Optimizing the performance of microchannel heat sinks: Effects of trapezoidal cover plate on flow boiling heat transfer and stability

Two-phase cooling in microchannels is an efficient thermal management technology. Compared to conventional enclosed microchannels, open microchannels offer advantages such as improved flow uniformity and reduced pressure drop. However, dry-out tends to occur downstream in open microchannels, leading to deteriorated heat transfer performance and increased flow instability. In this work, a trapezoidal cover plate was proposed to improve the two-phase heat transfer performance of open microchannels. Five microchannel heat sinks with different cover plate configurations were tested using HFE-7100 and analyzed for heat transfer performance, flow pattern, pressure drop, and flow instability. The experimental results indicated the Type-II stratified flow and local wall dry-out in the downstream region of the microchannels were the primary causes of flow reversal and the triggering of critical heat fluxes (CHF) under high heat fluxes. The increasing flow velocity downstream in the trapezoidal cover plate promoted bubble departure, significantly delaying the development of flow patterns. It also postponed the transition from Type-I stratified flow to Type-II stratified flow, enhancing the rewetting capability of the downstream microchannel wall. The trapezoidal cover plate configuration significantly improved the heat dissipation capability of the open microchannel heat sinks. For a mass flux of 906 kg/(m²s), a heat flux as high as 313.9 W/cm² and heat transfer coefficient (HTC) reaching 40.8 kW/(m²K) were achieved.
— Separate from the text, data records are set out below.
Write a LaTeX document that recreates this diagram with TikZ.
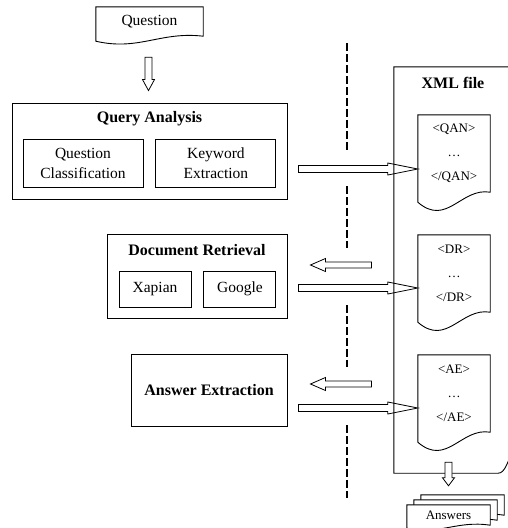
\documentclass[tikz,border=0pt]{standalone}
\usepackage{fontspec}
\setmainfont{Liberation Serif}
\usepackage{tikz}
\usetikzlibrary{calc,positioning,backgrounds}

\begin{document}
\begin{tikzpicture}
  [x=1pt,y=-1pt,
 box/.style={
  rectangle,
  draw=black,
  line width=0.9pt,
  inner sep=0pt,
  align=center,
  font=\fontsize{15.5}{20}\selectfont},
 title/.style={
  inner sep=0pt,
  font=\fontsize{16}{19}\selectfont\bfseries},
 doc/.style={
  rectangle,
  inner sep=0pt,
  align=center,
  font=\fontsize{13}{24}\selectfont},
 docline/.style={draw=black, line width=0.9pt, fill=white},
 divider/.style={line width=2pt, dash pattern=on 8pt off 3pt},
 hollow/.style n args={3}{
  draw=black, line width=0.8pt, fill=white, line join=miter,
  to path={
   ($(\tikztostart)!#1!90:(\tikztotarget)$)
   -- ($($(\tikztotarget)!#3!(\tikztostart)$)!#1!90:(\tikztotarget)$)
   -- ($($(\tikztotarget)!#3!(\tikztostart)$)!#2!90:(\tikztotarget)$)
   -- (\tikztotarget)
   -- ($($(\tikztotarget)!#3!(\tikztostart)$)!#2!-90:(\tikztotarget)$)
   -- ($($(\tikztotarget)!#3!(\tikztostart)$)!#1!-90:(\tikztotarget)$)
   -- ($(\tikztostart)!#1!-90:(\tikztotarget)$) -- cycle}}]
\useasboundingbox (0,0) rectangle (508,528);
\clip (0,0) rectangle (508,528);
% left side: the modules
\node (question) [doc, minimum width=107pt, minimum height=29pt, font=\fontsize{15.5}{18}\selectfont] at (149.5,21.5) {Question};
\node (qa) [box, minimum width=275pt, minimum height=96pt] at (149.5,151) {};
\node (qatitle) [title] at ([shift={(0,16)}]qa.north) {Query Analysis};
\node (qc) [box, minimum width=120pt, minimum height=48pt] at (83,163) {Question\\Classification};
\node (ke) [box, minimum width=120pt, minimum height=48pt, right=12pt of qc] {Keyword\\Extraction};
\node (dr) [box, minimum width=180pt, minimum height=84pt] at (197,276) {};
\node (drtitle) [title] at ([shift={(0,16)}]dr.north) {Document Retrieval};
\node (xapian) [box, minimum width=72pt, minimum height=36pt] at (155,289) {Xapian};
\node (google) [box, minimum width=72pt, minimum height=36pt, right=12pt of xapian] {Google};
\node (ae) [box, minimum width=156pt, minimum height=72pt, font=\fontsize{16}{19}\selectfont\bfseries] at (209,390) {Answer Extraction};
% right side: the XML file
\node (xml) [rectangle, inner sep=0pt, minimum width=130pt, minimum height=406pt] at (459,270) {};
\node (xmltitle) [title] at (453,83) {XML file};
\node (qandoc) [doc, minimum width=72pt, minimum height=77pt] at (454,153.5) {<QAN>\\…\\</QAN>};
\node (drdoc) [doc, minimum width=72pt, minimum height=77pt] at (454,273.5) {<DR>\\…\\</DR>};
\node (aedoc) [doc, minimum width=72pt, minimum height=77pt] at (454,393.5) {<AE>\\…\\</AE>};
\node (answers3) [doc, minimum width=83pt, minimum height=20pt] at (462.5,505) {};
\node (answers2) [doc, minimum width=83pt, minimum height=20pt] at (455.5,510) {};
\node (answers) [doc, minimum width=83pt, minimum height=20pt] at (448.5,515) {Answers};

\coordinate (qtop) at ([shift={(-1,21)}]question.south);
\coordinate (qbot) at ([shift={(-1,-12)}]qa.north);
\coordinate (qaout) at ([shift={(11,18)}]qa.east);
\coordinate (qain) at (qaout -| qandoc.west);
\coordinate (drout) at ([shift={(11,12)}]dr.east);
\coordinate (drin) at (drout -| drdoc.west);
\coordinate (drback) at ([shift={(84,-11)}]dr.east);
\coordinate (drtip) at ([shift={(23,-11)}]dr.east);
\coordinate (aeout) at ([shift={(11,18)}]ae.east);
\coordinate (aein) at (aeout -| aedoc.west);
\coordinate (aeback) at ([shift={(84,-6)}]ae.east);
\coordinate (aetip) at ([shift={(23,-6)}]ae.east);
\coordinate (xmlout) at ([shift={(0,-11)}]answers.north |- xml.south);
\coordinate (ansin) at ([shift={(0,-19)}]answers.north);

% the dashed border
\foreach \a/\b in {43/150,186/248,305/367,425/498}
  \draw[divider] (347,\a) -- (347,\b);

\path (qtop) edge[hollow={3.5pt}{6pt}{11pt}] (qbot);
\path (qaout) edge[hollow={3.5pt}{6pt}{30pt}] (qain);
\path (drout) edge[hollow={3.5pt}{6pt}{30pt}] (drin);
\path (aeout) edge[hollow={3.5pt}{6pt}{30pt}] (aein);
\path (drback) edge[hollow={3pt}{6.5pt}{15pt}] (drtip);
\path (aeback) edge[hollow={3pt}{6.5pt}{15pt}] (aetip);

\draw[line width=0.9pt] (xml.north west) -- (xml.north east) -- ([shift={(0,-40)}]xml.south east)
  .. controls ([shift={(-12,-40)}]xml.south east) and ([shift={(-14,0)}]xml.south east) .. ([shift={(-26,0)}]xml.south east)
  -- (xml.south west) -- cycle;

% document outlines, behind their texts
\begin{pgfonlayer}{background}
\foreach \n/\d/\l in {question/15/5, qandoc/35/10, drdoc/35/10, aedoc/35/10, answers3/10/3, answers2/10/3, answers/10/3}
  \draw[docline] ([shift={(0,\l)}]\n.south west) -- (\n.north west) -- (\n.north east) -- (\n.south east)
    .. controls ($(\n.south east)!0.4!(\n.south west)+(0,-5)$) and ($(\n.south east)!0.6!(\n.south west)+(0,\d)$) .. ([shift={(0,\l)}]\n.south west) -- cycle;
\end{pgfonlayer}

\path (xmlout) edge[hollow={3.5pt}{6pt}{8pt}] (ansin);
\end{tikzpicture}
\end{document}
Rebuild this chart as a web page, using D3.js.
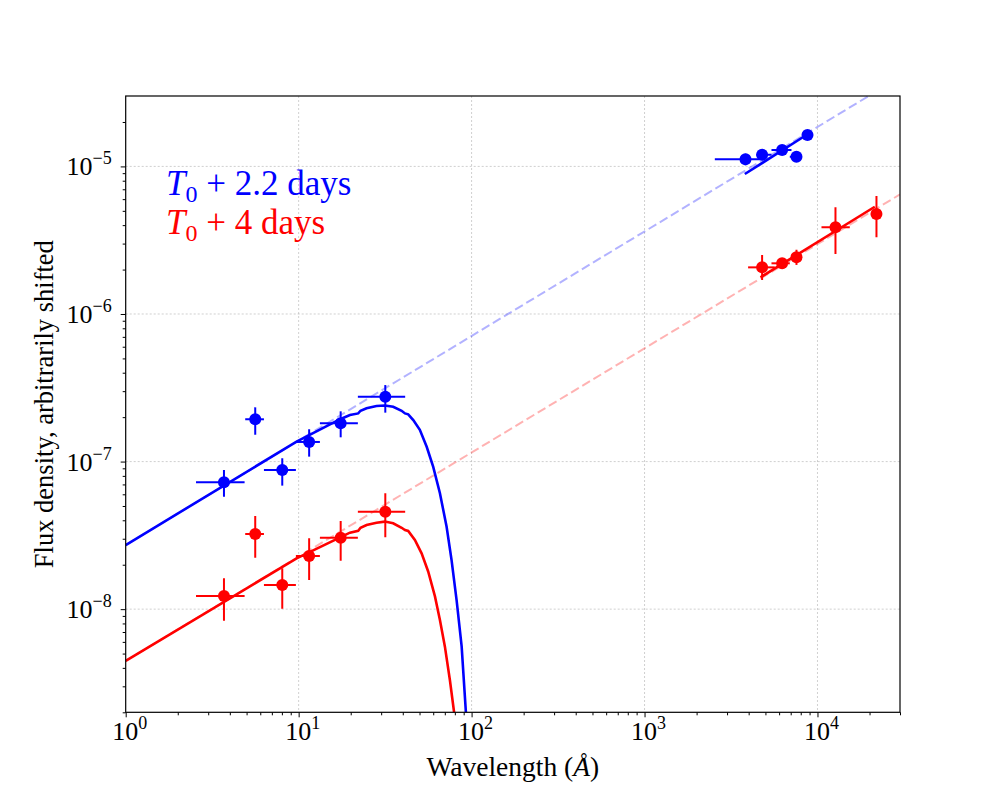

For a mass flux of 679.5 kg/(m²s), compared to the other four configurations, the CHF was increased by 27.6 % to 170.2 % and the HTC was improved by 20.0 % to 66.8 %. Furthermore, the trapezoidal cover plate effectively suppressed flow fluctuations. The findings provide valuable insights for the design and optimization of open microchannel heat sinks in two-phase heat transfer systems.